Fake Instagram accounts have blossomed over the course of 2014. From porny young Russian women to weirdly innocuous follow-collecting bots, sentient Instagram users saw their follow counts artificially inflated by this weird new crop of IG flora. After issuing a warning that it intended to cull many of these fake accounts, Instagram appears to have finally swung the axe—and IGers aren’t happy about it.
I just don't know why Obama allowed instagram to delete followers
— Luke Brooks (@luke_brooks) December 18, 2014
Not everyone just lost a few followers here and there—some accounts were faced with embarrassingly massive follower count plunges. Rapper Ma$e reportedly dropped from 1.6 million followers to 270,000 before deleting his account out of what we can only assume are deep-seated feels of righteous anger. Maybe celebs will feel consoled by the verified badges that Instagram insists we’ll see roll out soon? A little blue check can go a long way, if you ask us.

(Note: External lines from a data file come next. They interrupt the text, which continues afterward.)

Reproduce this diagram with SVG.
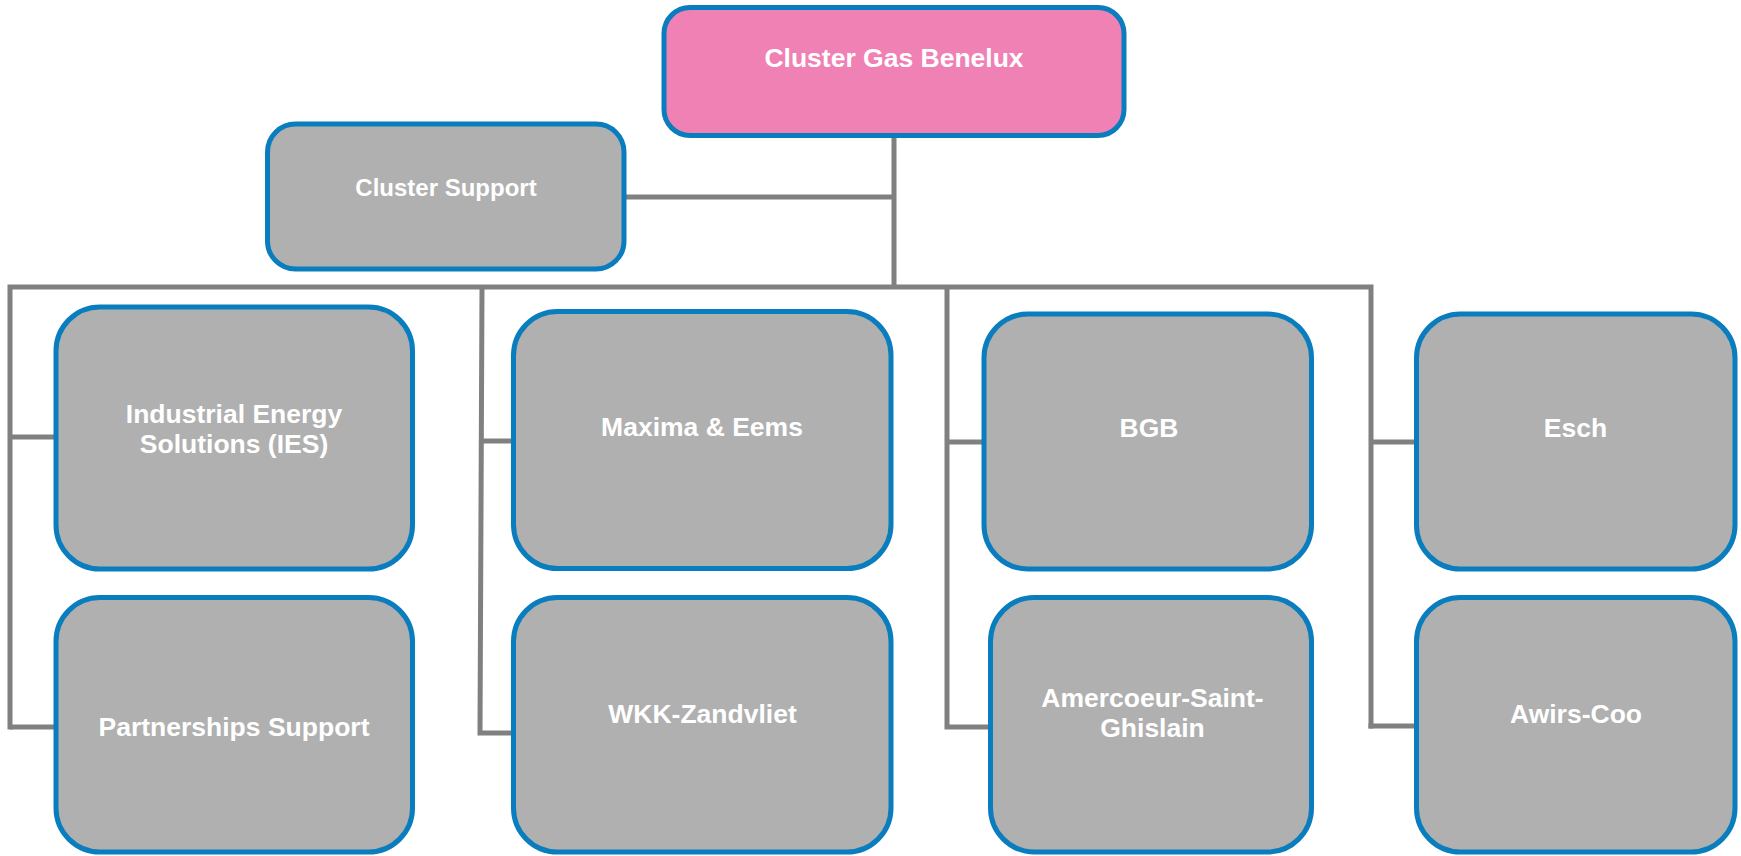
<svg xmlns="http://www.w3.org/2000/svg" width="1741" height="856" viewBox="0 0 1741 856">
<style>
.box{fill:#B0B0B0;stroke:#0A7DBE;stroke-width:5}
.top{fill:#F081B5;stroke:#0A7DBE;stroke-width:5}
.lbl{font-family:"Liberation Sans",Arial,sans-serif;font-weight:bold;font-size:26.5px;fill:#FFFFFF;text-anchor:middle}
.conn{fill:none;stroke:#808080;stroke-width:5;stroke-linejoin:miter;stroke-linecap:butt}
</style>
<rect width="1741" height="856" fill="#FFFFFF"/>
<g id="connectors">
<path class="conn" d="M894,136 V287"/>
<path class="conn" d="M624,197 H894"/>
<path class="conn" d="M10,729.5 V287 H1371 V728.5"/>
<path class="conn" d="M10,437 H56"/>
<path class="conn" d="M10,727 H56"/>
<path class="conn" d="M482,287 L480,733 H513"/>
<path class="conn" d="M481.5,441 H513"/>
<path class="conn" d="M947,287 V727 H990"/>
<path class="conn" d="M947,442 H984"/>
<path class="conn" d="M1371,442 H1416"/>
<path class="conn" d="M1368.5,726 H1416"/>
</g>
<g id="cluster-gas-benelux">
<rect class="top" x="664" y="7.5" width="460" height="128" rx="26"/>
<text class="lbl" x="894" y="67">Cluster Gas Benelux</text>
</g>
<g id="cluster-support">
<rect class="box" x="267.5" y="124" width="356.5" height="145" rx="28"/>
<text class="lbl" x="446" y="196" style="font-size:24px">Cluster Support</text>
</g>
<g id="ies">
<rect class="box" x="56" y="307" width="356.5" height="262" rx="44"/>
<text class="lbl" x="234" y="423">Industrial Energy</text>
<text class="lbl" x="234" y="453">Solutions (IES)</text>
</g>
<g id="maxima-eems">
<rect class="box" x="513.5" y="311.5" width="377.5" height="257" rx="44"/>
<text class="lbl" x="702" y="436">Maxima &amp; Eems</text>
</g>
<g id="bgb">
<rect class="box" x="984" y="314" width="327.5" height="255" rx="44"/>
<text class="lbl" x="1149" y="437">BGB</text>
</g>
<g id="esch">
<rect class="box" x="1416.5" y="314" width="318.5" height="255" rx="44"/>
<text class="lbl" x="1575.5" y="437">Esch</text>
</g>
<g id="partnerships-support">
<rect class="box" x="56" y="597.5" width="356.5" height="254.5" rx="44"/>
<text class="lbl" x="234" y="736">Partnerships Support</text>
</g>
<g id="wkk-zandvliet">
<rect class="box" x="513.5" y="597.5" width="377.5" height="254.5" rx="44"/>
<text class="lbl" x="702.5" y="723">WKK-Zandvliet</text>
</g>
<g id="amercoeur-saint-ghislain">
<rect class="box" x="990.5" y="597.5" width="321" height="254.5" rx="44"/>
<text class="lbl" x="1152.5" y="707">Amercoeur-Saint-</text>
<text class="lbl" x="1152.5" y="737">Ghislain</text>
</g>
<g id="awirs-coo">
<rect class="box" x="1416.5" y="597.5" width="318.5" height="254.5" rx="44"/>
<text class="lbl" x="1576" y="723">Awirs-Coo</text>
</g>
</svg>
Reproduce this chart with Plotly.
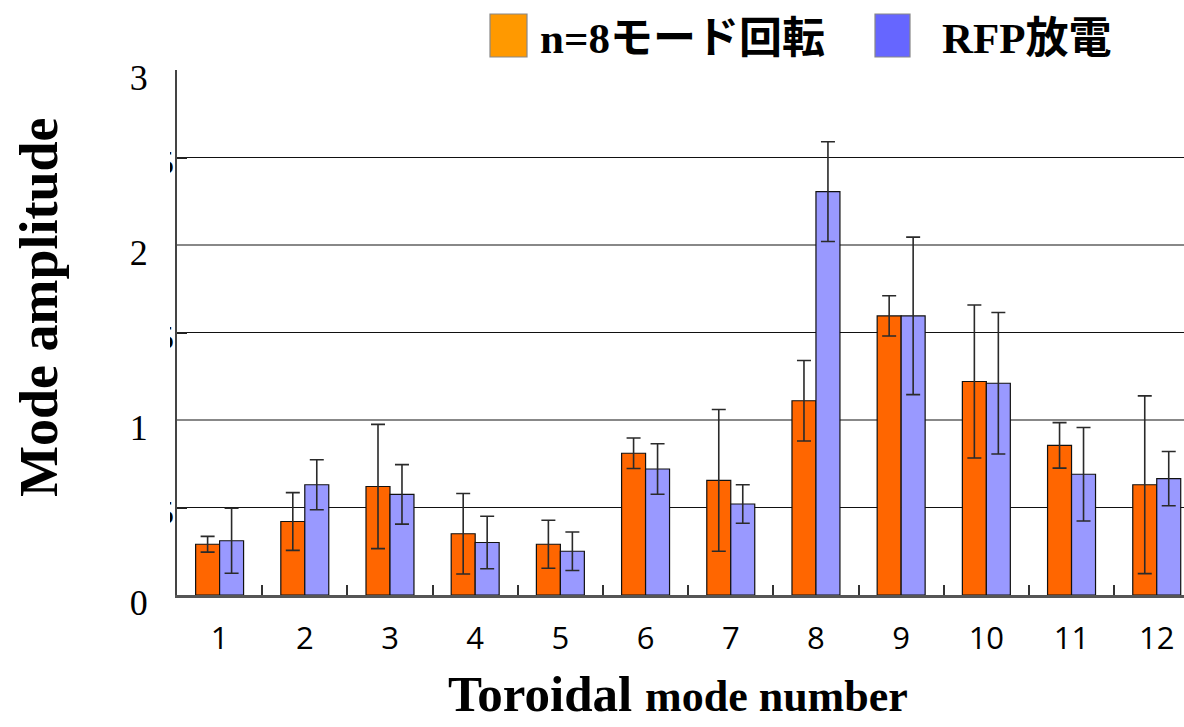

Instagram warned of the coming purge earlier this month when the company announced that it had reached 300 million active users—an impressive milestone for the Facebook-owned photo sharing app. The company was very cautious in rolling out its spam-busting plans. In a note, Instagram CEO Kevin Systrom warned about the company’s plans to keep Instagram “authentic.”
“We’re committed to doing everything possible to keep Instagram free from the fake and spammy accounts that plague much of the web, and that’s why we’re finishing up some important work that began earlier this year,” Systrom said. “We’ve been deactivating spammy accounts from Instagram on an ongoing basis to improve your experience. This means that some of you will see a change in your follower count.”
Systrom explained that anyone impacted by the great spam purge would see a pop-up message in the app, and those messages began appearing on Dec. 10.
Earlier this week, Instagram pushed arguably its biggest update in two years, introducing five new filters and a handful of other features, like real-time commenting. That update was Instagram version 6.4, and the next day the app pushed another minor update, version 6.4.1. It appears that the spam and bot crackdown accompanied the new version of the app, as IGers react to the drop in their prized follow accounts across the Web.
If you’ve seen a drop in your follower count, let us know. In the meantime, we’ll be aggressively hashtagging our way back into IG popularity, one #followforfollow at a time.